A bunch of 1890's Shaker-types are trapped in a village in a sizable clearing in the deep woods. They can't leave because big boo-scarey hoobajoobs control everything past the woodline. Once we're at this premise, my first thought is "OK, they have a blacksmith, make some billhooks, halberds and some ring mail, light some torches, fire up the underbrush and kill anything boo-scarey that comes out of the smoke." That's just me, though. Nemo me impune lacessit, and all that.

But noooooo.... Gotta live in peace and harmony according to The Pact.
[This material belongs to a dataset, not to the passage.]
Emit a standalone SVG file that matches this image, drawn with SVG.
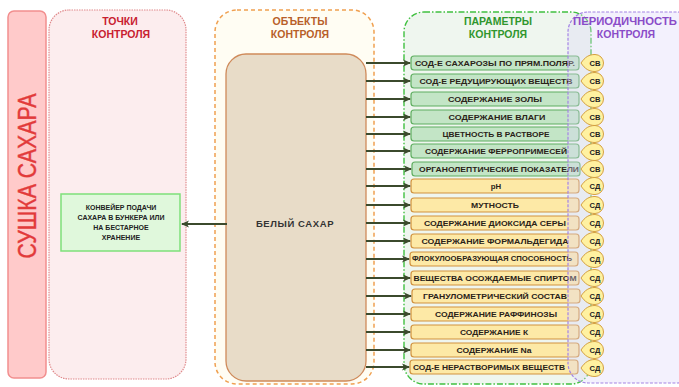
<svg xmlns="http://www.w3.org/2000/svg" xmlns:xlink="http://www.w3.org/1999/xlink" width="679" height="387" viewBox="0 0 679 387">
<style>
.ttl{font-family:"Liberation Sans",Arial,sans-serif;font-weight:bold;font-size:10.5px;text-anchor:middle}
.pt{font-family:"Liberation Sans",Arial,sans-serif;font-weight:bold;font-size:7.8px;fill:#2a2218;text-anchor:middle}
.g{fill:#c3e5c6;stroke:#5fae60;stroke-width:1.2}
.y{fill:#fde9a6;stroke:#d1923e;stroke-width:1.2}
.bd{fill:#fff1a0;stroke:#d4a040;stroke-width:1}
.bt{font-family:"Liberation Sans",Arial,sans-serif;font-weight:bold;font-size:7.6px;fill:#222;text-anchor:middle}
.ar{stroke:#3b4a2c;stroke-width:2;fill:none;marker-end:url(#ah)}
</style>
<defs>
<marker id="ah" markerWidth="8" markerHeight="8" refX="7" refY="4" orient="auto" markerUnits="userSpaceOnUse">
<path d="M0,0.5 L8,4 L0,7.5 L2,4 Z" fill="#3b4a2c"/>
</marker>
<path id="badge" d="M581,0 C585,-6 589,-8.5 595,-8.5 A8.5,8.5 0 0 1 595,8.5 C589,8.5 585,6 581,0 Z"/>
</defs>

<g id="side">
<rect x="8" y="11" width="38" height="367" rx="6" fill="#ffcaca" stroke="#f28e8e" stroke-width="1.5"/>
<text transform="translate(36,176) rotate(-90)" font-family="'Liberation Sans',Arial,sans-serif" font-size="26" fill="#e23a3a" stroke="#e23a3a" stroke-width="0.4" text-anchor="middle" textLength="165" lengthAdjust="spacingAndGlyphs">СУШКА  САХАРА</text>
</g>

<g id="points">
<rect x="49" y="10" width="137" height="369" rx="20" fill="#fcedee" stroke="#e08a8c" stroke-width="1.2" stroke-dasharray="1.5 1"/>
<text class="ttl" x="120" y="25" fill="#c82030">ТОЧКИ</text>
<text class="ttl" x="121" y="38" fill="#c82030">КОНТРОЛЯ</text>
</g>

<g id="conveyor">
<rect x="61" y="194" width="119" height="57" fill="#e0f8dc" stroke="#7ee07a" stroke-width="1.5"/>
<g font-family="'Liberation Sans',Arial,sans-serif" font-weight="bold" font-size="7" fill="#222" text-anchor="middle">
<text x="121" y="210">КОНВЕЙЕР ПОДАЧИ</text>
<text x="121" y="220">САХАРА В БУНКЕРА ИЛИ</text>
<text x="121" y="230">НА БЕСТАРНОЕ</text>
<text x="121" y="240">ХРАНЕНИЕ</text>
</g>
</g>

<g id="objects">
<rect x="215" y="10" width="159" height="374" rx="22" fill="#fffdf3" stroke="#f0a050" stroke-width="1.5" stroke-dasharray="4 3"/>
<text class="ttl" x="300" y="25" fill="#b8602a">ОБЪЕКТЫ</text>
<text class="ttl" x="300" y="38" fill="#b8602a">КОНТРОЛЯ</text>
</g>

<g id="sugar">
<rect x="226" y="54" width="140" height="327" rx="20" fill="#e8dcc8" stroke="#cf8a5a" stroke-width="1.3"/>
<text x="295" y="227" font-family="'Liberation Sans',Arial,sans-serif" font-weight="bold" font-size="9.5" fill="#333" text-anchor="middle" letter-spacing="0.6">БЕЛЫЙ  САХАР</text>
</g>

<g id="params">
<rect x="404" y="12" width="187" height="372" rx="20" fill="#eff6ef" stroke="#40c040" stroke-width="1.4" stroke-dasharray="6 2 1.5 2"/>
<text class="ttl" x="498" y="25" fill="#30962e">ПАРАМЕТРЫ</text>
<text class="ttl" x="498" y="38" fill="#30962e">КОНТРОЛЯ</text>
</g>

<g id="param-boxes">
<rect class="g" x="411" y="56" width="168" height="14" rx="3"/>
<text class="pt" x="495" y="65.8" textLength="160" lengthAdjust="spacingAndGlyphs">СОД-Е  САХАРОЗЫ ПО ПРЯМ.ПОЛЯР.</text>
<rect class="g" x="411" y="74" width="168" height="14" rx="3"/>
<text class="pt" x="496" y="83.8" textLength="153" lengthAdjust="spacingAndGlyphs">СОД-Е  РЕДУЦИРУЮЩИХ ВЕЩЕСТВ</text>
<rect class="g" x="411" y="92" width="168" height="14" rx="3"/>
<text class="pt" x="495" y="101.8" textLength="94" lengthAdjust="spacingAndGlyphs">СОДЕРЖАНИЕ  ЗОЛЫ</text>
<rect class="g" x="411" y="110" width="168" height="14" rx="3"/>
<text class="pt" x="497" y="119.8" textLength="97" lengthAdjust="spacingAndGlyphs">СОДЕРЖАНИЕ  ВЛАГИ</text>
<rect class="g" x="411" y="127" width="168" height="14" rx="3"/>
<text class="pt" x="496" y="136.8" textLength="107" lengthAdjust="spacingAndGlyphs">ЦВЕТНОСТЬ В РАСТВОРЕ</text>
<rect class="g" x="411" y="144" width="168" height="14" rx="3"/>
<text class="pt" x="496" y="153.8" textLength="142" lengthAdjust="spacingAndGlyphs">СОДЕРЖАНИЕ ФЕРРОПРИМЕСЕЙ</text>
<rect class="g" x="412" y="162" width="168" height="14" rx="3"/>
<text class="pt" x="499" y="171.8" textLength="160" lengthAdjust="spacingAndGlyphs">ОРГАНОЛЕПТИЧЕСКИЕ ПОКАЗАТЕЛИ</text>
<rect class="y" x="411" y="179" width="168" height="14" rx="3"/>
<text class="pt" x="496" y="188.8">pH</text>
<rect class="y" x="411" y="198" width="168" height="14" rx="3"/>
<text class="pt" x="495" y="207.8" textLength="48" lengthAdjust="spacingAndGlyphs">МУТНОСТЬ</text>
<rect class="y" x="411" y="216" width="168" height="14" rx="3"/>
<text class="pt" x="495" y="225.8" textLength="142" lengthAdjust="spacingAndGlyphs">СОДЕРЖАНИЕ  ДИОКСИДА СЕРЫ</text>
<rect class="y" x="411" y="234" width="168" height="14" rx="3"/>
<text class="pt" x="495" y="243.8" textLength="147" lengthAdjust="spacingAndGlyphs">СОДЕРЖАНИЕ  ФОРМАЛЬДЕГИДА</text>
<rect class="y" x="410" y="252" width="168" height="14" rx="3"/>
<text class="pt" x="492" y="261.2" font-size="6.2" textLength="160" lengthAdjust="spacingAndGlyphs">ФЛОКУЛООБРАЗУЮЩАЯ  СПОСОБНОСТЬ</text>
<rect class="y" x="411" y="271" width="168" height="14" rx="3"/>
<text class="pt" x="495" y="280.8" textLength="163" lengthAdjust="spacingAndGlyphs">ВЕЩЕСТВА ОСОЖДАЕМЫЕ СПИРТОМ</text>
<rect class="y" x="412" y="289" width="168" height="14" rx="3"/>
<text class="pt" x="495" y="298.8" textLength="144" lengthAdjust="spacingAndGlyphs">ГРАНУЛОМЕТРИЧЕСКИЙ СОСТАВ</text>
<rect class="y" x="411" y="307" width="168" height="14" rx="3"/>
<text class="pt" x="496" y="316.8" textLength="122" lengthAdjust="spacingAndGlyphs">СОДЕРЖАНИЕ РАФФИНОЗЫ</text>
<rect class="y" x="411" y="325" width="168" height="14" rx="3"/>
<text class="pt" x="494" y="334.8" textLength="68" lengthAdjust="spacingAndGlyphs">СОДЕРЖАНИЕ К</text>
<rect class="y" x="411" y="343" width="168" height="14" rx="3"/>
<text class="pt" x="494" y="352.8" textLength="75" lengthAdjust="spacingAndGlyphs">СОДЕРЖАНИЕ Na</text>
<rect class="y" x="410" y="360" width="168" height="14" rx="3"/>
<text class="pt" x="489" y="369.8" textLength="152" lengthAdjust="spacingAndGlyphs">СОД-Е НЕРАСТВОРИМЫХ ВЕЩЕСТВ</text>
</g>

<g id="periodicity">
<rect x="568" y="12" width="130" height="371" rx="20" fill="#dcd8f8" fill-opacity="0.35" stroke="#a484e4" stroke-width="1.2" stroke-dasharray="3 1.5"/>
<text class="ttl" x="625" y="25" fill="#8a4cc8" textLength="104" lengthAdjust="spacingAndGlyphs">ПЕРИОДИЧНОСТЬ</text>
<text class="ttl" x="626" y="38" fill="#8a4cc8">КОНТРОЛЯ</text>
</g>

<g id="badges">
<use href="#badge" class="bd" y="63"/><text class="bt" x="595" y="65.7">СВ</text>
<use href="#badge" class="bd" y="81"/><text class="bt" x="595" y="83.7">СВ</text>
<use href="#badge" class="bd" y="99"/><text class="bt" x="595" y="101.7">СВ</text>
<use href="#badge" class="bd" y="117"/><text class="bt" x="595" y="119.7">СВ</text>
<use href="#badge" class="bd" y="134"/><text class="bt" x="595" y="136.7">СВ</text>
<use href="#badge" class="bd" y="152"/><text class="bt" x="595" y="154.7">СВ</text>
<use href="#badge" class="bd" y="169"/><text class="bt" x="595" y="171.7">СВ</text>
<use href="#badge" class="bd" y="186"/><text class="bt" x="595" y="188.7">СД</text>
<use href="#badge" class="bd" y="205"/><text class="bt" x="595" y="207.7">СД</text>
<use href="#badge" class="bd" y="223"/><text class="bt" x="595" y="225.7">СД</text>
<use href="#badge" class="bd" y="241"/><text class="bt" x="595" y="243.7">СД</text>
<use href="#badge" class="bd" y="259"/><text class="bt" x="595" y="261.7">СД</text>
<use href="#badge" class="bd" y="278"/><text class="bt" x="595" y="280.7">СД</text>
<use href="#badge" class="bd" y="296"/><text class="bt" x="595" y="298.7">СД</text>
<use href="#badge" class="bd" y="314"/><text class="bt" x="595" y="316.7">СД</text>
<use href="#badge" class="bd" y="332"/><text class="bt" x="595" y="334.7">СД</text>
<use href="#badge" class="bd" y="350"/><text class="bt" x="595" y="352.7">СД</text>
<use href="#badge" class="bd" y="368"/><text class="bt" x="595" y="370.7">СД</text>
</g>

<g id="connectors">
<line class="ar" x1="366" y1="63" x2="410" y2="63"/>
<line class="ar" x1="366" y1="81" x2="410" y2="81"/>
<line class="ar" x1="366" y1="99" x2="410" y2="99"/>
<line class="ar" x1="366" y1="117" x2="410" y2="117"/>
<line class="ar" x1="366" y1="134" x2="410" y2="134"/>
<line class="ar" x1="366" y1="151" x2="410" y2="151"/>
<line class="ar" x1="366" y1="169" x2="411" y2="169"/>
<line class="ar" x1="366" y1="186" x2="410" y2="186"/>
<line class="ar" x1="366" y1="205" x2="410" y2="205"/>
<line class="ar" x1="366" y1="223" x2="410" y2="223"/>
<line class="ar" x1="366" y1="241" x2="410" y2="241"/>
<line class="ar" x1="366" y1="259" x2="409" y2="259"/>
<line class="ar" x1="366" y1="278" x2="410" y2="278"/>
<line class="ar" x1="366" y1="296" x2="411" y2="296"/>
<line class="ar" x1="366" y1="314" x2="410" y2="314"/>
<line class="ar" x1="366" y1="332" x2="410" y2="332"/>
<line class="ar" x1="366" y1="350" x2="410" y2="350"/>
<line class="ar" x1="366" y1="367" x2="409" y2="367"/>
<line class="ar" x1="227" y1="224" x2="182" y2="224"/>
</g>
</svg>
They stay out, we stay in, and everyone's happy.
Naturally, real life soon intrudes into Utopia in the form of a psychotic "special needs" person. Try as hard as you will, entropy catches up to you! Knife-Fu ensues, and suddenly someone needs to go brave the outer world for some doctorin' supplies. So, the Village Elders, being the compassionate Utopian souls they are, send a blind girl to feel her way the many perilous miles to town.

Long story short, boo-scarey hoobajoobs are actually the compassionate Utopian Village Elders wearing boo-scarey hoobajoob barbaloot suits, trying to scare villagers into remaining in virtual slavery for all time. Utopian Village Elders are 70's commune-dwelling nutjobs with a shitload of cash who buy a nature preserve and pay to have it walled in to maintain their little social experiment. Blind girl gets doctorin' supplies without seeing EEeeeevil KKKapitalist world outside, and returns to purity of Communist life.

God, this movie pissed me off on so many levels. Even if Shyamalamadingdong was trying to send a message about the comparative evils of organized society or religion, Dude, just come right out and say it. Don't make me sit through a bad movie to preach at me. I let you do it during 'Signs'. No more!

Oh, and the boo-scarey hoobajoobs look like the Skeksis from Jim Henson's 'The Dark Crystal' who have overdosed on Red Dye #5.